What wasn’t expected - in a country where voting is compulsory - was the huge number of people who refused to cast a positive vote at all. Even more surprising, alongside this ’angry vote’ (voto bronca), was the spectacular increase in the scores of several currents on the socialist and Marxist left.
The British socialist newspaper Socialist Outlook asked Ernesto Herrera, leader of the Fourth International’s work in Latin America and a member of the International Commission of the Frente Amplio (Broad Front) in Uruguay, to comment on the results.
"THE so-called ’voto bronca’ or spoiled votes, which reached about 30%, show that a large part of the population is fed up with and no longer believes in the whole political system. That includes some layers of the popular movement who have been involved in struggles and who in the last presidential elections voted for the centre-left Alliance government. In these elections the governing Alliance lost 5 million votes. The Peronists lost votes too, even if they won more than the Alliance.
The progress of the left, on the other hand, is the first sign of a real change in popular awareness. The left began to channel the dissatisfaction of the workers, the unemployed, the students, and the impoverished sections of the middle class. So a part of these broke with the Alliance and the Peronists, but refused to vote, while another part voted for the left.
In total the left won 1.3 million votes, which is very significant. At a national level that represents almost 12% of the vote. Within that, Autonomy and Freedom, led by the former Trotskyist MP Luis Zamora, with positions opposed to corruption and to payment of the foreign debt, but with no very clear programme, capitalised on much of the discontent.
The United Left (IU), which is an alliance between the Communist Party and the Trotskyist Socialist Workers Movement (MST), also made gains, as did the PO and the MAS, two other Trotskyist currents, and the Humanist Party, which got more than 300,000 votes. In Buenos Aires these parties of the left won 4 or 5 members of parliament. In some other provinces they did the same. So this is a real change in Argentina, because previously the left has not done well in elections, even though the country has seen some of the most intense levels of popular struggle and radicalisation anywhere.
The problem is that these 1.3 million votes don’t translate into a unified proposal from the left. They are the sum of different projects, currents, organisations, which don’t even have an agreement for joint work in parliament or in the town halls.
Nonetheless this is the biggest vote the left has ever won in Argentina, and means that an important part of the population is rapidly becoming more political. In the past it was the main opposition party that always capitalised on the crisis - the Alliance when the Peronists were in government, and vice versa.

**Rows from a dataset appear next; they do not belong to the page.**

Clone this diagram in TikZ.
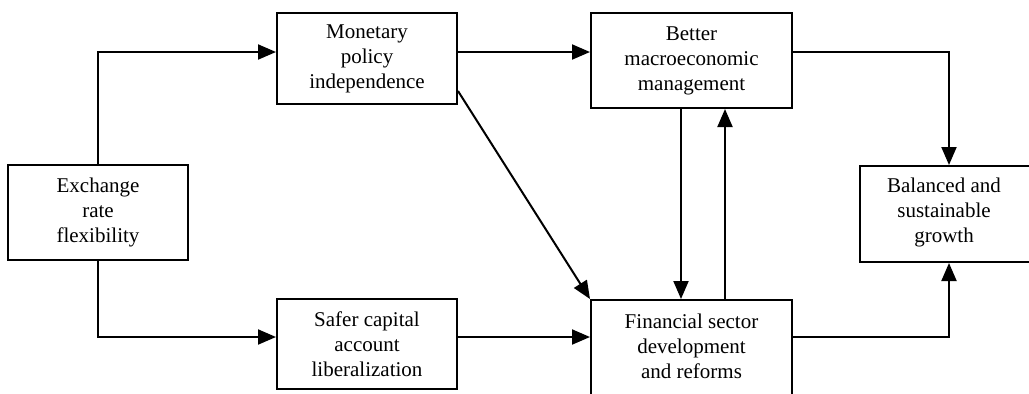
\documentclass[tikz,border=0pt]{standalone}
\usepackage{fontspec}
\setmainfont{Liberation Serif}
\usetikzlibrary{arrows.meta,calc}
\tikzset{
  box/.style={draw, line width=1pt, rectangle, inner sep=0pt, align=center,
    font=\fontsize{10.5pt}{12.5pt}\selectfont},
  txt/.style={inner sep=0pt, align=center, font=\fontsize{10.5pt}{12.5pt}\selectfont},
  conn/.style={line width=1pt},
  arr/.style={line width=1pt, -{Triangle[length=9pt,width=7.5pt]}}
}
\begin{document}
\begin{tikzpicture}[x=0.5pt,y=-0.5pt]
\clip (0,0) rectangle (1029,393);
\fill[white] (0,0) rectangle (1029,393);
% nodes
\node[box, minimum width=90pt, minimum height=47.5pt] (ex) at (98,212.5) {Exchange\\rate\\flexibility};
\node[box, minimum width=90pt, minimum height=45.5pt] (mon) at (367,58.5) {Monetary\\policy\\independence};
\node[box, minimum width=90pt, minimum height=45pt] (sar) at (367,344) {Safer capital\\account\\liberalization};
\node[box, minimum width=100.5pt, minimum height=47.5pt] (bet) at (691.5,60.5) {Better\\macroeconomic\\management};
\node[box, minimum width=100.5pt, minimum height=65pt, anchor=north] (fin) at (691.5,299) {};
\node[txt] (fintext) at (691.5,346) {Financial sector\\development\\and reforms};
\node[box, minimum width=87pt, minimum height=48pt, anchor=north west] (bal) at (859,165) {};
\node[txt] (baltext) at (944,212) {Balanced and\\sustainable\\growth};
% helper coordinates
\coordinate (ya) at (0,52);
\coordinate (yb) at (0,337);
\coordinate (xb) at (949,0);
\coordinate (xd) at (681,0);
\coordinate (xu) at (725,0);
% connectors
\draw[arr] (ex.north) |- (ya -| mon.west);
\draw[arr] (ex.south) |- (yb -| sar.west);
\draw[arr] (ya -| mon.east) -- (ya -| bet.west);
\draw[arr] (yb -| sar.east) -- (yb -| fin.west);
\draw[arr] ($(mon.south east)+(0,-14)$) -- (fin.north west);
\draw[arr] (ya -| bet.east) -| (xb |- bal.north);
\draw[arr] (yb -| fin.east) -| (xb |- bal.south);
\draw[arr] (xd |- bet.south) -- (xd |- fin.north);
\draw[arr] (xu |- fin.north) -- (xu |- bet.south);
\end{tikzpicture}
\end{document}
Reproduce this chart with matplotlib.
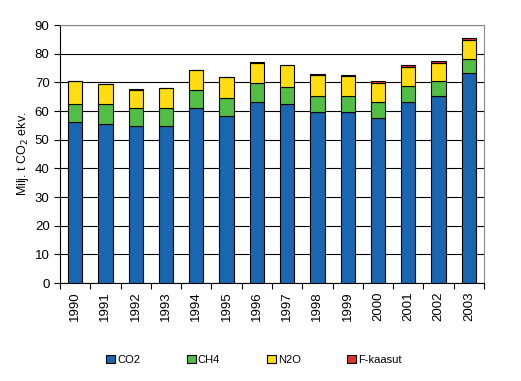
import matplotlib.pyplot as plt
import numpy as np

plt.rcParams['font.family'] = ['Liberation Sans', 'DejaVu Sans']

years = ['1990', '1991', '1992', '1993', '1994', '1995', '1996',
         '1997', '1998', '1999', '2000', '2001', '2002', '2003']
co2 = [56.3, 55.6, 54.6, 54.6, 60.9, 58.1, 63.3, 62.3, 59.8, 59.5, 57.7, 63.3, 65.1, 73.1]
ch4 = [6.3, 6.7, 6.3, 6.3, 6.6, 6.3, 6.3, 5.9, 5.6, 5.6, 5.3, 5.3, 5.2, 4.9]
n2o = [7.7, 7.0, 6.6, 7.0, 6.7, 7.3, 7.3, 7.7, 7.0, 7.0, 6.7, 6.6, 6.6, 6.6]
fgas = [0.3, 0.1, 0.1, 0.1, 0.1, 0.2, 0.2, 0.3, 0.5, 0.4, 0.6, 0.7, 0.4, 0.7]
labels = ['CO2', 'CH4', 'N2O', 'F-kaasut']
colors = ['#1a66b0', '#52be45', '#ffdd11', '#e0302c']

fig = plt.figure(figsize=(5.21, 3.81), dpi=100)
ax = fig.add_axes([60/521, 1 - 283/381, 424/521, 258/381])

x = np.arange(len(years))
bottom = np.zeros(len(years))
handles = []
for vals, col, lab in zip([co2, ch4, n2o, fgas], colors, labels):
    h = ax.bar(x, vals, 0.47, bottom=bottom, color=col, edgecolor='black',
               linewidth=0.8, label=lab, zorder=3)
    bottom += np.array(vals)
    handles.append(h)

ax.set_xlim(-0.5, len(years) - 0.5)
ax.set_ylim(0, 90)
ax.set_yticks(range(0, 91, 10))
ax.yaxis.grid(True, color='black', linewidth=0.8, zorder=0)
ax.set_axisbelow(True)

ax.set_xticks(x)
ax.set_xticklabels(years, rotation=90, fontsize=9.5)
ax.set_xticks(np.arange(-0.5, len(years)), minor=True)
ax.tick_params(axis='x', which='major', length=0, pad=6)
ax.tick_params(axis='x', which='minor', length=4, width=0.8, color='black')
ax.tick_params(axis='y', length=4, width=0.8, labelsize=9.5)

for s in ['top', 'right']:
    ax.spines[s].set_color('#888888')
for s in ['left', 'bottom']:
    ax.spines[s].set_color('black')

ax.set_ylabel('Milj. t CO$_2$ ekv.', fontsize=9, labelpad=3)

fig.legend(handles, labels, loc='center', bbox_to_anchor=(254/521, 1 - 360/381),
           ncol=4, frameon=False, fontsize=8, handlelength=0.8, handleheight=0.8,
           handletextpad=0.2, columnspacing=4.2)

fig.savefig('out.png', dpi=100)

On the basis of these electoral gains, do you see any chance of overcoming the divisions which have characterised the left in Argentina for so long?
Not in the short term. At the moment there’s no sign of a political agreement between the different currents to work together, either inside or outside parliament. What’s more the biggest left vote went to Zamora’s Autonomy and Freedom, which expresses somewhat ’anti-party’ positions, not only against the parties of the right, but against the forms of organisation and engaging in politics adopted by the radical, Marxist left.
So for the time being there doesn’t seem to be any possibility of bringing people together in a political front, like the Broad Front in Uruguay or even the Workers Party (PT) in Brazil. This is one of the most dramatic problems now in the Argentinian situation.
In the various mobilisations of Argentinian society all the left currents do play a part. But this fragmentation of the left does aggravate the divisions that already exist in the trade unions. And it has some negative effects in the different social movements, especially when some of the left use these very impressive mobilisations principally as recruiting grounds for their own organisation, rather than concentrating on building united movements.
This has implications for important sectors like the ’picket movement’, which brings together the unemployed, trade unionists, neighbourhood committees, human rights activists, regional movements of different ethnic groups, and which has been at the forefront of many of the recent struggles in Argentina.
They are putting forward the idea of a united social movement, with political demands and even a political programme, but not a party-type organisation. It’s a bit like what has happened in other parts of Latin America with the Landless Movement in Brazil, with the indigenous movement CONAIE in Ecuador, with the Zapatistas in Mexico, which are social-political movements, but which deeply distrust the political parties.
It’s probable that many of the members and supporters of the piqueteros voted for the left organisations. But they don’t feel a part of those political movements, and they don’t join the organisations, because they see the fragmentation of the left, with no proposals for unity. The most hopeful development was that of the United Left (IU), but the idea was rejected by the other organisations.
Do you see any way out of this impasse?
No, I think the crisis is likely to continue for some time. The neo-liberal project has lost any legitimacy. The ruling classes are not in a position to reassert their hegemony through a coup d’état or anything like that.
But there’s simply no credible left alternative like that represented by the PT in Brazil, maybe the Broad Front in Uruguay, or similar alternatives elsewhere. That’s the main problem in Argentina today.